## DIRECTIVE
Begin with the first line below and retype each line exactly through the line containing "import seaborn as sns". Any pictures are to be left out.

## RECORDED INFORMATION
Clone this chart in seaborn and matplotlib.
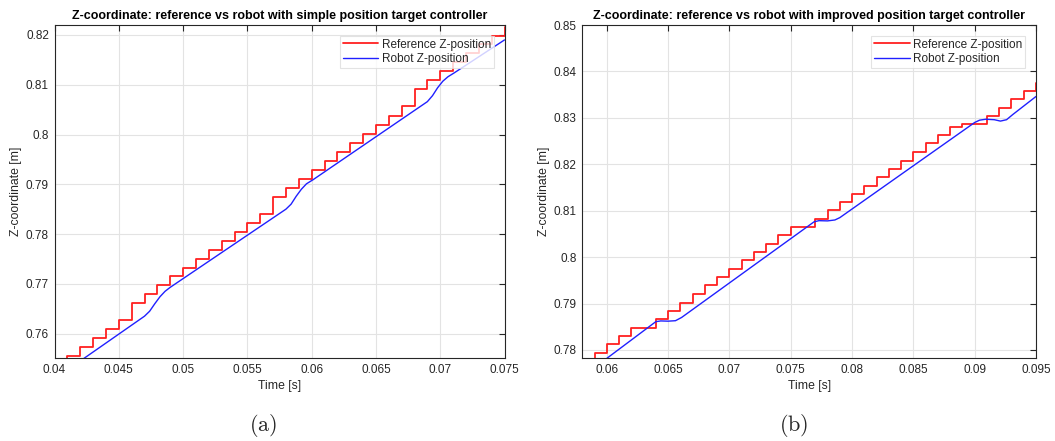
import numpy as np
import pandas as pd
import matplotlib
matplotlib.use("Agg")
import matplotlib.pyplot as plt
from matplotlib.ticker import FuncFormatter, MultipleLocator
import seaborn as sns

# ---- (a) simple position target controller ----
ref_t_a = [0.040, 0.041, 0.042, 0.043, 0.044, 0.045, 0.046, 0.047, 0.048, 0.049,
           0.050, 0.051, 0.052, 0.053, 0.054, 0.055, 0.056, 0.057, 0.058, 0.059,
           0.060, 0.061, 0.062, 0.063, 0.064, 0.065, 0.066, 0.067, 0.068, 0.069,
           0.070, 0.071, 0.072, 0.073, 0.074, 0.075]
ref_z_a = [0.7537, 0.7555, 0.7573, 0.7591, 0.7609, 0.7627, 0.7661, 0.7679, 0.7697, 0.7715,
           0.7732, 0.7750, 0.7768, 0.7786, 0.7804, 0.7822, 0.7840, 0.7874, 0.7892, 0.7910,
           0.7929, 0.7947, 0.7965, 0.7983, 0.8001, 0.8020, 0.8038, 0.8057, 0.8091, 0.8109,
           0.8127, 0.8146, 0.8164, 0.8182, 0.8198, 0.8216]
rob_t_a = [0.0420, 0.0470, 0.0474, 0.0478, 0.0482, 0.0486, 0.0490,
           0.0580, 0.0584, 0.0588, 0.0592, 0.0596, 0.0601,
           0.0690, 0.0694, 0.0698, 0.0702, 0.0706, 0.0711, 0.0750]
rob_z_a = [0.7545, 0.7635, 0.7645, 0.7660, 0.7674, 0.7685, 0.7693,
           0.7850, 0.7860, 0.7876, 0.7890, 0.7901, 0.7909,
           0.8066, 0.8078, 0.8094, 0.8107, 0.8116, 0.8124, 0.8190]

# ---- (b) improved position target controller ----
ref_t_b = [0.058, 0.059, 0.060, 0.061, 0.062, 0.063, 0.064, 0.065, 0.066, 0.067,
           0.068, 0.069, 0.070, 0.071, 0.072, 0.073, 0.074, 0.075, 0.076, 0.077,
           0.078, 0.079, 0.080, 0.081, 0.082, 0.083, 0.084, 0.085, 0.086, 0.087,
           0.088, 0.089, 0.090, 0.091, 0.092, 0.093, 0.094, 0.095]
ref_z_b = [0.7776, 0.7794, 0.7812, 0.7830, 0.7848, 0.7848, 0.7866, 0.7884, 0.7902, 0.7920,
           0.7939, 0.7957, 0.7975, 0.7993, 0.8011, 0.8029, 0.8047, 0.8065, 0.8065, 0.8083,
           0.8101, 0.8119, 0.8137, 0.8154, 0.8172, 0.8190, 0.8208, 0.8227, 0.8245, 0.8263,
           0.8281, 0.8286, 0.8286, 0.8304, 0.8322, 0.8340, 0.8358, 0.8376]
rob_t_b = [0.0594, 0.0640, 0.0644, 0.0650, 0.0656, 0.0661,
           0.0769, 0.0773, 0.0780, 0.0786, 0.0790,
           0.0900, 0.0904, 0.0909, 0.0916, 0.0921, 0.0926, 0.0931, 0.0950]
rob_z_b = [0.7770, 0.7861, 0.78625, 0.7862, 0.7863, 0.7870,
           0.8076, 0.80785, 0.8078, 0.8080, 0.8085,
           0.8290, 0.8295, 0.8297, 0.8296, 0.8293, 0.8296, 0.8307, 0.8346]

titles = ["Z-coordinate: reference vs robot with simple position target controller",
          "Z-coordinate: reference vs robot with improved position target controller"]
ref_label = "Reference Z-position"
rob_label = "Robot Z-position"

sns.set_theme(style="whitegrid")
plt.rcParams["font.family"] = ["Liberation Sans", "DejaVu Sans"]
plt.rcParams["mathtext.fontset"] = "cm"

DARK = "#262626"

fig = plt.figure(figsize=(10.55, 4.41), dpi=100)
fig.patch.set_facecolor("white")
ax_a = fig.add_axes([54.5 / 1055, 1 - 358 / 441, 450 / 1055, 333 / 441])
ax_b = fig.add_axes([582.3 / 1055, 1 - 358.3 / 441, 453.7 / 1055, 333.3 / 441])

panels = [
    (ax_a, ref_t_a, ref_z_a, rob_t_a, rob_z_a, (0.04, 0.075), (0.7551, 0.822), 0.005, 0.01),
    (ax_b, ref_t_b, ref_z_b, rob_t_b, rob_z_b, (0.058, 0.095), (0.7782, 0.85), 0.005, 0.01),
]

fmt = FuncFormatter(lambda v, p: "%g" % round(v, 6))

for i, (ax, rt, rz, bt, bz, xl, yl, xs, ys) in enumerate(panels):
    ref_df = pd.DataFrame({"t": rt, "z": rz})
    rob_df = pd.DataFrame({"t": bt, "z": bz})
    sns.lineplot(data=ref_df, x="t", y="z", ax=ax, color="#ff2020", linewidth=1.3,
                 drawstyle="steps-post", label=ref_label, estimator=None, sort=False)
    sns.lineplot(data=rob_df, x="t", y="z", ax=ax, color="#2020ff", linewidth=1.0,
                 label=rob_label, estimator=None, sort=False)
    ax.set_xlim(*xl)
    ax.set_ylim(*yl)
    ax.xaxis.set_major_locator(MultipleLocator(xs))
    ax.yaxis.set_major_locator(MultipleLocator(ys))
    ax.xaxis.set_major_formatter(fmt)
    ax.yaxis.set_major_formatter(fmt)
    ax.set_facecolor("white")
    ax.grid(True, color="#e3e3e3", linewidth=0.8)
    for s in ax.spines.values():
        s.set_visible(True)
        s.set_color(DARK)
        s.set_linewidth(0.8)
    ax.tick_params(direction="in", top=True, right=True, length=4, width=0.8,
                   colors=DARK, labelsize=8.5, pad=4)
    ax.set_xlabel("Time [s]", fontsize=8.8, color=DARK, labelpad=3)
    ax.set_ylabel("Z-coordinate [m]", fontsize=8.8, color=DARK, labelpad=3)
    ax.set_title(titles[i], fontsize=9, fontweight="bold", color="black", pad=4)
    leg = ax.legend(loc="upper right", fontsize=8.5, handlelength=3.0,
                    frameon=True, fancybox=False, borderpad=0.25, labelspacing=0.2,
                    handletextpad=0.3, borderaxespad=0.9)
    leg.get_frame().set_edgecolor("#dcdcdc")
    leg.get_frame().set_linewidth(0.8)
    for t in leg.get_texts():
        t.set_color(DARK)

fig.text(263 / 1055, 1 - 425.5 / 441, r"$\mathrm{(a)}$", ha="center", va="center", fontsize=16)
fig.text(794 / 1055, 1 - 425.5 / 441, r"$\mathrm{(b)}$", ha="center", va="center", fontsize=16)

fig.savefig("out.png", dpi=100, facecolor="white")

## RESULT OF THIS TASK
Clone this chart in seaborn and matplotlib.
import numpy as np
import pandas as pd
import matplotlib
matplotlib.use("Agg")
import matplotlib.pyplot as plt
from matplotlib.ticker import FuncFormatter, MultipleLocator
import seaborn as sns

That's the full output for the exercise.